I know of a man in his late twenties who went to work for one of these firms. Two years later he had lost fifty pounds, earned a master’s degree, received scholarship money for his gifted child to attend an elite school, and watched proudly as his wife opened the design firm of her dreams with a business loan from his employer. Let me tell you that this company has a devoted worker who plans to be part of that team the rest of his life.

Yet I also know of a firm that has only ten people. It can’t do all that the giant firm I mentioned above can do. Still, it arranged tutoring for one man who had never finished high school. It holds a professional education seminar for all its employees each quarter.

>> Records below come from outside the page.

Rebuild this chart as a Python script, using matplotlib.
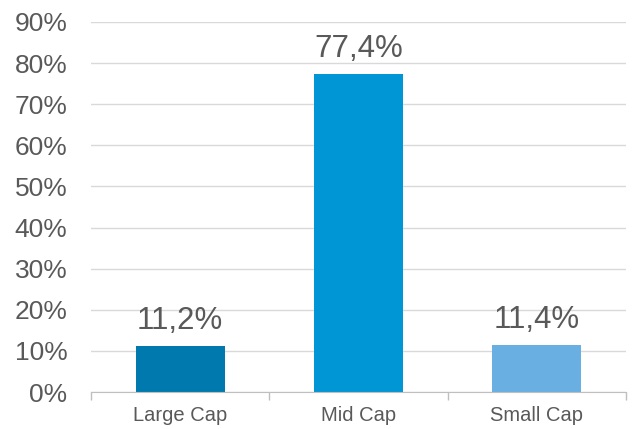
import matplotlib
matplotlib.use("Agg")
import matplotlib.pyplot as plt
from matplotlib.ticker import FixedLocator

categories = ["Large Cap", "Mid Cap", "Small Cap"]
values = [11.2, 77.4, 11.4]
labels = ["11,2%", "77,4%", "11,4%"]
colors = ["#0079AE", "#0095D4", "#69AFE2"]
yticks = [0, 10, 20, 30, 40, 50, 60, 70, 80, 90]

plt.rcParams['font.family'] = ['Liberation Sans', 'DejaVu Sans']
txt = "#595959"

fig = plt.figure(figsize=(6.34, 4.29), dpi=100)
ax = fig.add_axes([91/634, 1-392/429, 535/634, 370/429])

x = list(range(len(categories)))
bars = ax.bar(x, values, width=0.5, color=colors, zorder=3)
for xi, v, lab in zip(x, values, labels):
    ax.annotate(lab, (xi, v), xytext=(0, 7), textcoords="offset points",
                ha="center", va="bottom", fontsize=22.5, color=txt)

ax.set_xlim(-0.5, 2.5)
ax.set_ylim(0, 90)
ax.set_yticks(yticks)
ax.set_yticklabels([f"{t}%" for t in yticks])
ax.set_xticks(x)
ax.set_xticklabels(categories)
ax.xaxis.set_minor_locator(FixedLocator([-0.5, 0.5, 1.5, 2.5]))
ax.tick_params(axis="x", which="major", length=0, pad=10, labelsize=14.5, labelcolor=txt)
ax.tick_params(axis="x", which="minor", length=6, color="#BFBFBF", width=1)
ax.tick_params(axis="y", length=0, pad=17, labelsize=19, labelcolor=txt)
ax.grid(axis="y", color="#D9D9D9", linewidth=1, zorder=0)
for s in ["left", "right", "top"]:
    ax.spines[s].set_visible(False)
ax.spines["bottom"].set_color("#BFBFBF")
ax.spines["bottom"].set_zorder(4)

fig.savefig("out.png", dpi=100)
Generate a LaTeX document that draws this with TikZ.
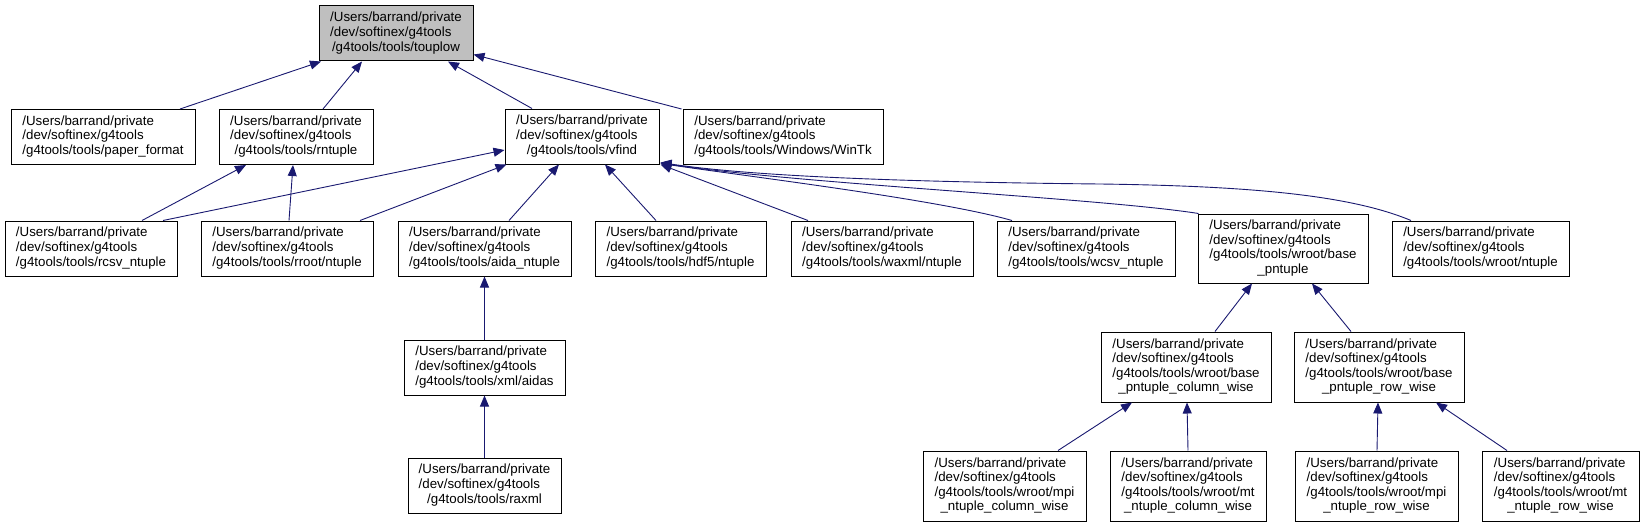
\documentclass[tikz,border=0pt]{standalone}
\usepackage{fontspec}
\setmainfont{Liberation Sans}
\usetikzlibrary{arrows.meta}
\definecolor{edgecol}{HTML}{191970}
\definecolor{rootfill}{HTML}{BFBFBF}
\newcommand{\dlab}[3]{\begin{tabular}{@{}l@{}}#1\\#2\\\multicolumn{1}{@{}c@{}}{#3}\end{tabular}}
\newcommand{\dlabf}[4]{\begin{tabular}{@{}l@{}}#1\\#2\\#3\\\multicolumn{1}{@{}c@{}}{#4}\end{tabular}}
\tikzset{
  dbox/.style={draw=black, line width=1pt, inner sep=0pt, fill=white,
    font=\fontsize{13.3}{14.6}\selectfont, minimum height=55pt},
  dboxf/.style={dbox, minimum height=70pt},
  dedge/.style={draw=edgecol, line width=0.9pt, -{Triangle[length=11pt,width=9pt]}},
}
\begin{document}
\begin{tikzpicture}[x=1pt,y=-1pt]
\useasboundingbox (0,0) rectangle (1644,527);
% row 0
\node[dbox, fill=rootfill, minimum width=154pt] (touplow) at (396,33.5) {\dlab{/Users/barrand/private}{/dev/softinex/g4tools}{/g4tools/tools/touplow}};
% row 1
\node[dbox, minimum width=184pt] (paper) at (103,137) {\dlab{/Users/barrand/private}{/dev/softinex/g4tools}{/g4tools/tools/paper\_format}};
\node[dbox, minimum width=154pt] (rntuple) at (296,137) {\dlab{/Users/barrand/private}{/dev/softinex/g4tools}{/g4tools/tools/rntuple}};
\node[dbox, minimum width=154pt] (vfind) at (582,136.5) {\dlab{/Users/barrand/private}{/dev/softinex/g4tools}{/g4tools/tools/vfind}};
\node[dbox, minimum width=200pt] (wintk) at (783,137) {\dlab{/Users/barrand/private}{/dev/softinex/g4tools}{/g4tools/tools/Windows/WinTk}};
% row 2
\node[dbox, minimum width=172pt] (rcsv) at (91,248.5) {\dlab{/Users/barrand/private}{/dev/softinex/g4tools}{/g4tools/tools/rcsv\_ntuple}};
\node[dbox, minimum width=172pt] (rroot) at (287,248.5) {\dlab{/Users/barrand/private}{/dev/softinex/g4tools}{/g4tools/tools/rroot/ntuple}};
\node[dbox, minimum width=173pt] (aida) at (484.5,248.5) {\dlab{/Users/barrand/private}{/dev/softinex/g4tools}{/g4tools/tools/aida\_ntuple}};
\node[dbox, minimum width=171pt] (hdf5) at (680.5,248.5) {\dlab{/Users/barrand/private}{/dev/softinex/g4tools}{/g4tools/tools/hdf5/ntuple}};
\node[dbox, minimum width=182pt] (waxml) at (882,248.5) {\dlab{/Users/barrand/private}{/dev/softinex/g4tools}{/g4tools/tools/waxml/ntuple}};
\node[dbox, minimum width=178pt] (wcsv) at (1086,248.5) {\dlab{/Users/barrand/private}{/dev/softinex/g4tools}{/g4tools/tools/wcsv\_ntuple}};
\node[dboxf, minimum width=170pt, minimum height=69pt] (base) at (1283,248.5) {\dlabf{/Users/barrand/private}{/dev/softinex/g4tools}{/g4tools/tools/wroot/base}{\_pntuple}};
\node[dbox, minimum width=177pt] (wrn) at (1480.5,248.5) {\dlab{/Users/barrand/private}{/dev/softinex/g4tools}{/g4tools/tools/wroot/ntuple}};
% row 3
\node[dbox, minimum width=161pt] (aidas) at (484.5,367.5) {\dlab{/Users/barrand/private}{/dev/softinex/g4tools}{/g4tools/tools/xml/aidas}};
\node[dboxf, minimum width=170pt] (colwise) at (1186,367) {\dlabf{/Users/barrand/private}{/dev/softinex/g4tools}{/g4tools/tools/wroot/base}{\_pntuple\_column\_wise}};
\node[dboxf, minimum width=170pt] (rowwise) at (1379,367) {\dlabf{/Users/barrand/private}{/dev/softinex/g4tools}{/g4tools/tools/wroot/base}{\_pntuple\_row\_wise}};
% row 4
\node[dbox, minimum width=153pt] (raxml) at (484.5,485.5) {\dlab{/Users/barrand/private}{/dev/softinex/g4tools}{/g4tools/tools/raxml}};
\node[dboxf, minimum width=163pt] (mpicol) at (1004.5,486) {\dlabf{/Users/barrand/private}{/dev/softinex/g4tools}{/g4tools/tools/wroot/mpi}{\_ntuple\_column\_wise}};
\node[dboxf, minimum width=156pt] (mtcol) at (1188,486) {\dlabf{/Users/barrand/private}{/dev/softinex/g4tools}{/g4tools/tools/wroot/mt}{\_ntuple\_column\_wise}};
\node[dboxf, minimum width=163pt] (mpirow) at (1376.5,486) {\dlabf{/Users/barrand/private}{/dev/softinex/g4tools}{/g4tools/tools/wroot/mpi}{\_ntuple\_row\_wise}};
\node[dboxf, minimum width=157pt] (mtrow) at (1560.5,486) {\dlabf{/Users/barrand/private}{/dev/softinex/g4tools}{/g4tools/tools/wroot/mt}{\_ntuple\_row\_wise}};
% edges to touplow
\draw[dedge] ([xshift=77pt]paper.north) -- ([xshift=-75pt]touplow.south);
\draw[dedge] ([xshift=27pt]rntuple.north) -- ([xshift=-34pt]touplow.south);
\draw[dedge] ([xshift=-50pt]vfind.north) -- ([xshift=52pt]touplow.south);
\draw[dedge] ([xshift=-1pt]wintk.north west) -- ([yshift=-21pt]touplow.east);
% edges to rntuple
\draw[dedge] ([xshift=51pt]rcsv.north) -- ([xshift=-50pt]rntuple.south);
\draw[dedge] ([xshift=2pt]rroot.north) -- ([xshift=-3pt]rntuple.south);
% edges to vfind
\draw[dedge] ([xshift=72pt]rcsv.north) -- ([yshift=-13.5pt]vfind.west);
\draw[dedge] ([xshift=73pt]rroot.north) -- ([xshift=2pt]vfind.south west);
\draw[dedge] ([xshift=24.5pt]aida.north) -- ([xshift=-23pt]vfind.south);
\draw[dedge] ([xshift=-24.5pt]hdf5.north) -- ([xshift=23pt]vfind.south);
\draw[dedge] ([xshift=-74pt]waxml.north) -- ([xshift=1pt]vfind.south east);
\draw[dedge] ([xshift=-74pt]wcsv.north) .. controls (940,200) and (760,178) .. ([xshift=1pt,yshift=1pt]vfind.south east);
\draw[dedge] ([xshift=1pt]base.north west) .. controls (1100,198) and (800,184) .. ([xshift=1pt,yshift=1.5pt]vfind.south east);
\draw[dedge] ([xshift=-69.5pt]wrn.north) .. controls (1350,195) and (1250,186) .. (1100,184) .. controls (900,182) and (750,176) .. ([xshift=1pt,yshift=2pt]vfind.south east);
% aida chain
\draw[dedge] (aidas.north) -- (aida.south);
\draw[dedge] (raxml.north) -- (aidas.south);
% base chain
\draw[dedge] ([xshift=29pt]colwise.north) -- ([xshift=-31pt]base.south);
\draw[dedge] ([xshift=-28pt]rowwise.north) -- ([xshift=29pt]base.south);
\draw[dedge] ([xshift=53.5pt]mpicol.north) -- ([xshift=-54pt]colwise.south);
\draw[dedge] (mtcol.north) -- ([xshift=1pt]colwise.south);
\draw[dedge] ([xshift=0.5pt]mpirow.north) -- ([xshift=-1pt]rowwise.south);
\draw[dedge] ([xshift=-53.5pt]mtrow.north) -- ([xshift=57pt]rowwise.south);
\end{tikzpicture}
\end{document}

They bring in experts on everything from business trends to business manners, from exercise and health to investing. They also let two of their employees run an online business after hours using the firm’s computers and they sent another off for a certification in their technical field. This ten-person firm is happy, thriving, and changing lives. It draws customers who know how profits will be used. Now, this is great leadership in action.

So here is the question I want to ask you: When you look at every person who works for you, how are you making an investment in their lives? By investment, I don’t necessarily mean money. How are you making the people entrusted to you better? Beyond their pay. Beyond the parties. Beyond the occasional departmental lunch at the nice restaurant. How are you making your people better?

This is part of leadership and part of building a contagious corporate culture that will be victorious in a changing world. Ask these questions. Get help with the answers. Make sure everyone who works for you is on a Transforming Team. The rewards for everyone will be immense.